The Greatness and Decadence of the United States

A Honduran family fled to the United States because gangs threatened to kill them one by one if they did not submit to extortion. (EFE)

14ymedio bigger14ymedio, Carlos Alberto Montaner, Miami | 17 September 2018 — A humble Honduran lady came to Miami to visit her family. All had fled their country in order to save their lives. One of her sons, a hardworking and decent young man, was assassinated with 38 stab wounds. In Honduras, her daughter was a good teacher and her son-in-law was a high-ranking official of a credit institution. Her three grandchildren were (and are) magnificent students. The gangs threatened to kill them one by one if they did not submit to extortion.

They decided to escape to Miami. The teacher today works as an aide in various homes. The accountant works in construction. It is a variant of the beginning of the American dream. Fortunately, the United States granted them asylum. This happened before Jeff Sessions declared that his country would not take into account the risk of losing your life as a sufficient reason to request asylum and protection from Washington. To me, frankly, I can not think of a more valid explanation to flee from a nation in which you were comfortably installed.

The Honduran matriarch admired the economic picture she found. “We live here like the rich live in Honduras,” she said. And then she explained why. They rent a comfortable house (in a clean and modest neighborhood) with three bedrooms and a bathroom that has hot and cold water.

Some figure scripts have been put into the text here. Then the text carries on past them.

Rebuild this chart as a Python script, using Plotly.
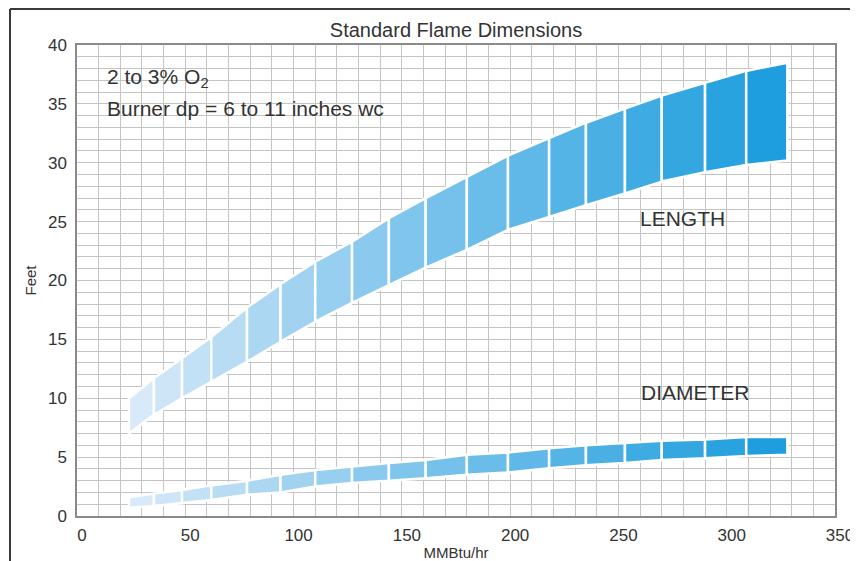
import plotly.graph_objects as go

# Segment boundaries (MMBtu/hr) shared by both bands
x_edges = [24, 35.5, 48.5, 62, 78.5, 94, 110, 127, 144, 161, 180, 199, 218, 235, 253, 270, 290, 309, 328]
# LENGTH band (feet)
length_upper = [10.0, 11.7, 13.4, 15.2, 17.7, 19.7, 21.6, 23.3, 25.3, 27.0, 28.8, 30.6, 32.1, 33.4, 34.6, 35.7, 36.8, 37.8, 38.5]
length_lower = [7.0, 8.6, 10.0, 11.4, 13.1, 14.8, 16.5, 18.1, 19.6, 21.1, 22.6, 24.3, 25.4, 26.4, 27.4, 28.4, 29.2, 29.8, 30.2]
# DIAMETER band (feet)
diam_upper = [1.6, 1.9, 2.2, 2.6, 3.0, 3.5, 3.9, 4.2, 4.5, 4.75, 5.2, 5.4, 5.75, 6.0, 6.2, 6.4, 6.5, 6.7, 6.7]
diam_lower = [0.7, 0.85, 1.1, 1.35, 1.8, 2.0, 2.5, 2.8, 3.0, 3.2, 3.5, 3.7, 4.05, 4.3, 4.5, 4.75, 4.9, 5.1, 5.2]

x_ticks = [0, 50, 100, 150, 200, 250, 300, 350]
y_ticks = [0, 5, 10, 15, 20, 25, 30, 35, 40]

c_light = (216, 233, 249)
c_dark = (30, 158, 222)


def seg_color(i, n):
    t = i / (n - 1)
    r, g, b = (round(a + (bb - a) * t) for a, bb in zip(c_light, c_dark))
    return f"rgb({r},{g},{b})"


fig = go.Figure()
n = len(x_edges) - 1
for upper, lower in [(length_upper, length_lower), (diam_upper, diam_lower)]:
    for i in range(n):
        xs = [x_edges[i], x_edges[i + 1], x_edges[i + 1], x_edges[i], x_edges[i]]
        ys = [upper[i], upper[i + 1], lower[i + 1], lower[i], upper[i]]
        fig.add_trace(go.Scatter(
            x=xs, y=ys, mode="lines", fill="toself",
            fillcolor=seg_color(i, n),
            line=dict(color="white", width=2.5),
            hoverinfo="skip", showlegend=False))

grid_c = "#c4c4c4"
font_fam = "Liberation Sans, Arial, sans-serif"
txt_c = "#333333"

# page body has an 8px margin: figure is sized/offset so the plot area lands
# at x 77..835, y 45..516 of the 858x561 window
fig.update_layout(
    width=850, height=553,
    margin=dict(l=69, r=23, t=37, b=45),
    paper_bgcolor="white", plot_bgcolor="white",
    font=dict(family=font_fam, color=txt_c, size=16),
    title=dict(text="Standard Flame Dimensions", x=(456 - 8) / 850, xanchor="center",
               y=1 - (30 - 8) / 553, yanchor="middle", font=dict(size=20, color=txt_c)),
    showlegend=False,
)
fig.update_xaxes(
    range=[0, 350], tickvals=x_ticks, showgrid=True, gridcolor=grid_c, gridwidth=1.3,
    minor=dict(dtick=10, tick0=0, showgrid=True, gridcolor=grid_c, gridwidth=1.3),
    showline=True, linecolor="#8a8a8a", linewidth=1.5, mirror=True,
    zeroline=False, ticks="", ticklabelstandoff=3, ticklabelshift=5,
    tickfont=dict(size=17, color=txt_c), automargin=False,
    title=dict(text="MMBtu/hr", standoff=4, font=dict(size=15, color=txt_c)),
)
fig.update_yaxes(
    range=[0, 40], tickvals=y_ticks, showgrid=True, gridcolor=grid_c, gridwidth=1.3,
    minor=dict(dtick=1, tick0=0, showgrid=True, gridcolor=grid_c, gridwidth=1.3),
    showline=True, linecolor="#8a8a8a", linewidth=1.5, mirror=True,
    zeroline=False, ticks="", ticklabelstandoff=5, automargin=False,
    tickfont=dict(size=17, color=txt_c),
    title=dict(text="Feet", standoff=8, font=dict(size=15, color=txt_c)),
)

fig.add_annotation(x=12.9, y=37.2, xref="x", yref="y", xanchor="left", yanchor="middle",
                   text="2 to 3% O<sub>2</sub>", showarrow=False, font=dict(size=21))
fig.add_annotation(x=12.9, y=34.6, xref="x", yref="y", xanchor="left", yanchor="middle",
                   text="Burner dp = 6 to 11 inches wc", showarrow=False, font=dict(size=21))
fig.add_annotation(x=279.5, y=25.3, xref="x", yref="y", xanchor="center", yanchor="middle",
                   text="LENGTH", showarrow=False, font=dict(size=21))
fig.add_annotation(x=285.5, y=10.5, xref="x", yref="y", xanchor="center", yanchor="middle",
                   text="DIAMETER", showarrow=False, font=dict(size=21))

# outer frame lines (top and left)
fy = 1 + (45 - 9) / 471
fx = (10 - 77) / 758
fig.add_shape(type="line", xref="paper", yref="paper", x0=fx, x1=1.04,
              y0=fy, y1=fy, line=dict(color="#3a3a3a", width=2))
fig.add_shape(type="line", xref="paper", yref="paper", x0=fx, x1=fx,
              y0=fy, y1=-0.1, line=dict(color="#3a3a3a", width=2))

fig.write_html("out.html")
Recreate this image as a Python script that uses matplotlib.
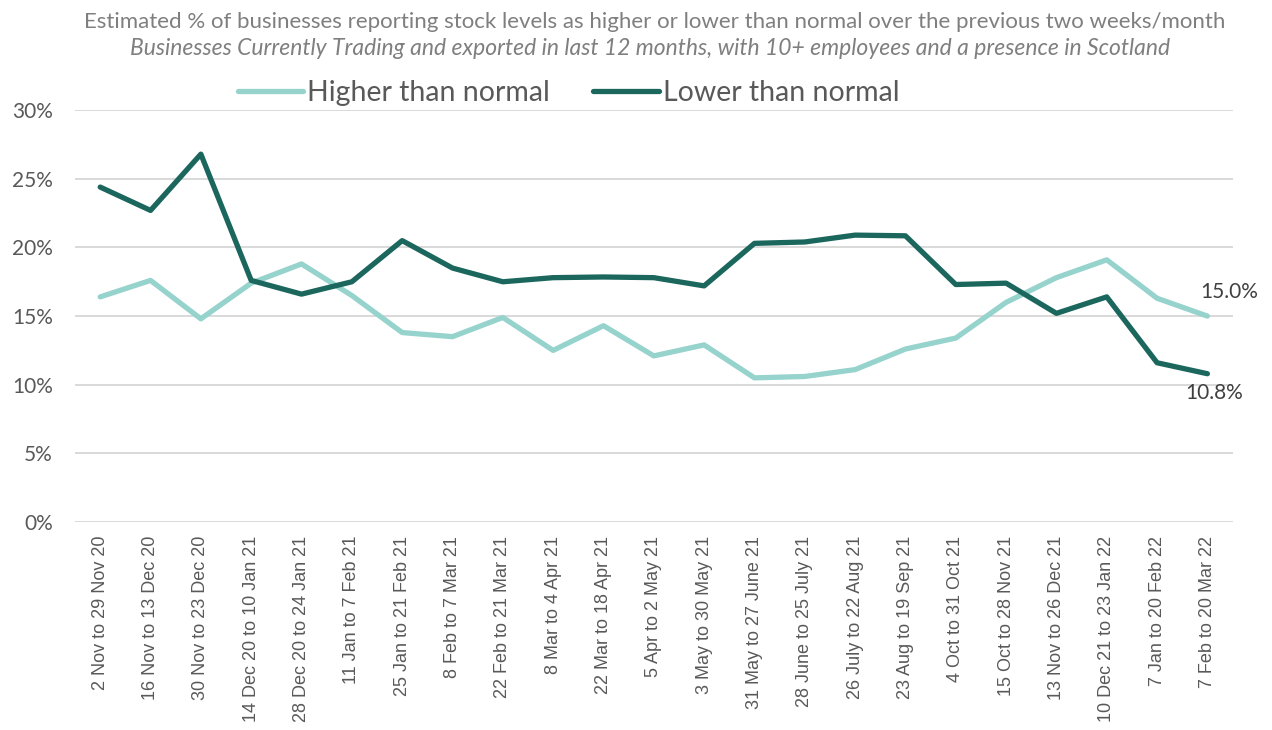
import matplotlib
matplotlib.use("Agg")
import matplotlib.pyplot as plt
from matplotlib.ticker import FuncFormatter, MultipleLocator

periods = [
    "2 Nov to 29 Nov 20", "16 Nov to 13 Dec 20", "30 Nov to 23 Dec 20",
    "14 Dec 20 to 10 Jan 21", "28 Dec 20 to 24 Jan 21", "11 Jan to 7 Feb 21",
    "25 Jan to 21 Feb 21", "8 Feb to 7 Mar 21", "22 Feb to 21 Mar 21",
    "8 Mar to 4 Apr 21", "22 Mar to 18 Apr 21", "5 Apr to 2 May 21",
    "3 May to 30 May 21", "31 May to 27 June 21", "28 June to 25 July 21",
    "26 July to 22 Aug 21", "23 Aug to 19 Sep 21", "4 Oct to 31 Oct 21",
    "15 Oct to 28 Nov 21", "13 Nov to 26 Dec 21", "10 Dec 21 to 23 Jan 22",
    "7 Jan to 20 Feb 22", "7 Feb to 20 Mar 22",
]
higher = [16.4, 17.6, 14.8, 17.4, 18.8, 16.5, 13.8, 13.5, 14.9, 12.5, 14.3, 12.1,
          12.9, 10.5, 10.6, 11.1, 12.6, 13.4, 16.0, 17.8, 19.1, 16.3, 15.0]
lower = [24.4, 22.7, 26.8, 17.6, 16.6, 17.5, 20.5, 18.5, 17.5, 17.8, 17.85, 17.8,
         17.2, 20.3, 20.4, 20.9, 20.85, 17.3, 17.4, 15.2, 16.4, 11.6, 10.8]

light = "#96D3CD"
dark = "#1B675D"
grey_text = "#595959"
calibri_like = "Lato"

fig = plt.figure(figsize=(12.72, 7.30), dpi=100)
ax = fig.add_axes([0.059, 0.285, 0.910, 0.564])

x = range(len(periods))
ax.plot(x, higher, color=light, linewidth=3.8, solid_capstyle="round",
        solid_joinstyle="round", label="Higher than normal", zorder=3)
ax.plot(x, lower, color=dark, linewidth=3.8, solid_capstyle="round",
        solid_joinstyle="round", label="Lower than normal", zorder=3)

ax.set_xlim(-0.5, len(periods) - 0.5)
ax.set_ylim(0, 30)
ax.yaxis.set_major_locator(MultipleLocator(5))
ax.yaxis.set_major_formatter(FuncFormatter(lambda v, _: f"{v:.0f}%"))
ax.grid(axis="y", color="#D9D9D9", linewidth=1.4)
ax.set_axisbelow(True)
for s in ax.spines.values():
    s.set_visible(False)
ax.tick_params(axis="both", length=0)
ax.tick_params(axis="y", labelsize=15, labelcolor=grey_text, pad=16)
for lbl in ax.get_yticklabels():
    lbl.set_family(calibri_like)
ax.set_xticks(list(x))
ax.set_xticklabels(periods, rotation=90, fontsize=13, color=grey_text,
                   family="Liberation Sans")
ax.tick_params(axis="x", pad=10)

# end-point value labels
ax.annotate(f"{higher[-1]:.1f}%", (x[-1], higher[-1]), xytext=(-5, 10),
            textcoords="offset points", fontsize=15, color="#404040",
            family=calibri_like, ha="left", va="bottom")
ax.annotate(f"{lower[-1]:.1f}%", (x[-1], lower[-1]), xytext=(-16, -7),
            textcoords="offset points", fontsize=15, color="#404040",
            family=calibri_like, ha="left", va="top")

fig.text(0.515, 0.970, "Estimated % of businesses reporting stock levels as higher or lower "
         "than normal over the previous two weeks/month",
         ha="center", va="center", fontsize=16, color="#7F7F7F", family=calibri_like)
fig.text(0.511, 0.933, "Businesses Currently Trading and exported in last 12 months, "
         "with 10+ employees and a presence in Scotland",
         ha="center", va="center", fontsize=16.5, color="#7F7F7F", style="italic",
         family=calibri_like)

fig.legend(loc="center", bbox_to_anchor=(0.447, 0.873), ncol=2, frameon=False,
           handlelength=2.3, handletextpad=0.15, columnspacing=1.5,
           prop={"family": calibri_like, "size": 20.5}, labelcolor=grey_text)

fig.savefig("out.png", dpi=100, facecolor="white")
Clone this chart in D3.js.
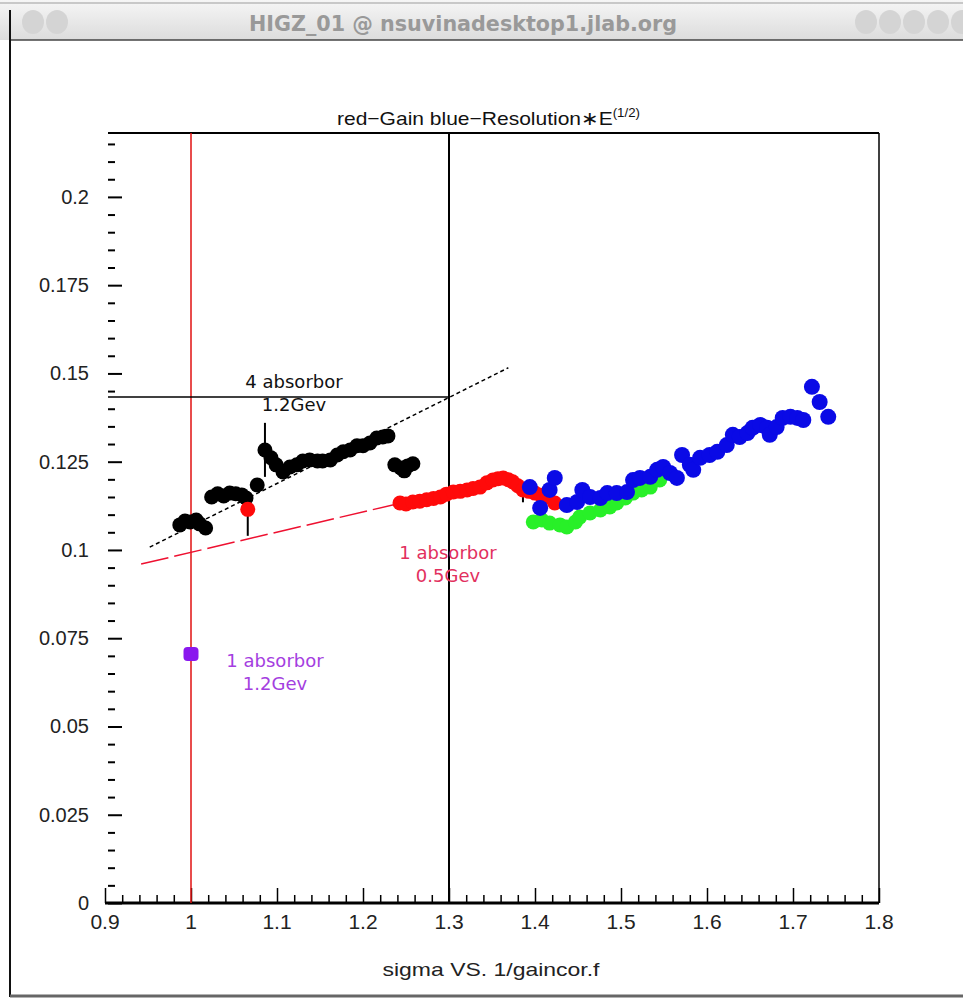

The house has electricity, telephone, TV, air conditioning and internet. They are paying for two small used Japanese cars, also with air conditioning, because they need them to work.

Everyone eats and dresses reasonably well. They have cell phones and, as they know how to save, have even gone on vacation for a week inside the country. The boys study at a good public high school and the girl, who is the oldest of the youthful trio, does so at Miami Dade College, where she has not gone unnoticed by the educated eye of educator Eduardo Padrón, President of that enormous state university, the largest in the country with more than 160,000 students. She is one of the best. She wants to be a doctor and she will achieve it someday. She has a surplus of talent and tenacity.

The United States was already the largest economy on the planet at the beginning of the 20th century. How did it do it? There is no other secret: it is a country of laws and institutions and not of people. The independent nation surged with the industrial revolution and has grown and expanded little by little, at the rate of 2% per year for two and a half centuries, with the exception of the four years of the Civil War. The thirteen apprehensive states that declared independence, with just under 4 million inhabitants, today are 50 states and have 327 million people unequally distributed in a territory that is 6 times larger than the original.

Never has humanity lived better. Never has it lived longer and with more comforts. It is worth reading Steven Pinker’s books to contrast the data. All the reasoned information is there. The hard-working Honduran family participates in the accumulated American wealth (buildings, roads, sewers, bridges, parks, etc.) and the potential wealth that depends on intangible factors (institutions, rule of law, values and shared principles).

Someday, of course, the United States will no longer be at the head of the planet. It has always happened like that. The history of Greece, Rome, Spain, France, Germany and England proves it. China will probably replace the American nation. It is all in combining military power with technological and economic power. It’s possible it may discover a more efficient way to kill human beings than nuclear war. If this happens, maybe they will use it. It will happen in the middle of this century. I hope we old ones won’t live to see it.